Valleytronics with interlayer excitons in MoSe$_{\mathrm{2}}$-WSe$_{\mathrm{2}}$ heterostructures

Monolayer transition metal dichalcogenides (MoSe$_{\mathrm{2}}$, WSe$_{\mathrm{2}})$ are direct bandgap semiconductors. The optical properties of these two-dimensional (2D) semiconductors are dominated by excitons that occur at two nonequivalent (K and --K) valleys on the edge of the Brillouin zone. In this presentation, I will discuss the electronic and optical physics of 2D heterostructures that are fabricated by vertically stacking single monolayers of WSe$_{\mathrm{2\thinspace }}$and MoSe$_{\mathrm{2}}$ together.
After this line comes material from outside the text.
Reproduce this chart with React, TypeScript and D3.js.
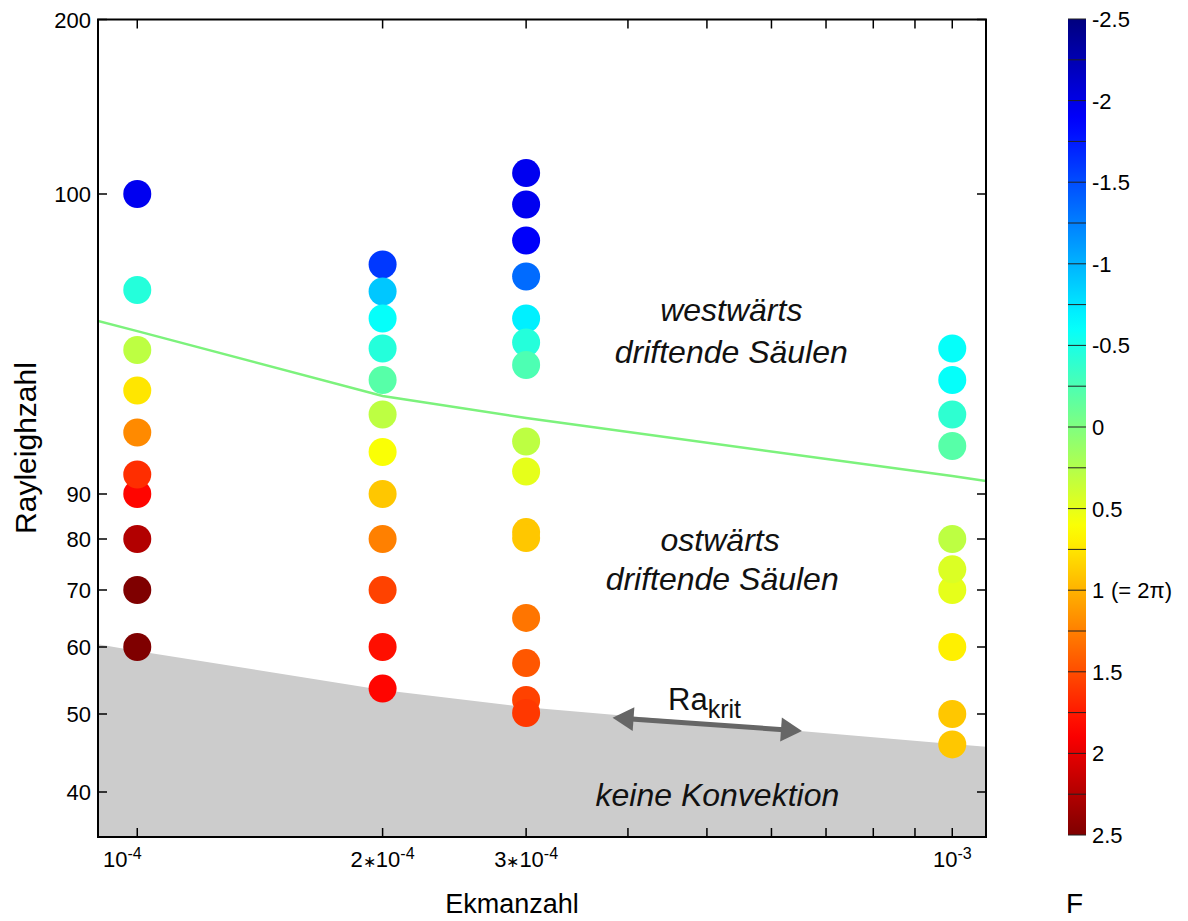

The resulting 2D heterostructure realizes a type-II junction, allowing for the formation of interlayer excitons with the electron in the MoSe$_{\mathrm{2}}$ layer and the hole in the WSe$_{\mathrm{2}}$ layer. I will show that the valley physics of the monolayers is inherited by the interlayer excitons, evidenced by helicity dependent photoluminescence measurements, and report on the dynamics of interlayer exciton relaxation. I will discuss applications of interlayer excitons to valleytronics, which in analogy to spin in spintronic, seeks to utilize valley polarizations for low power information processing.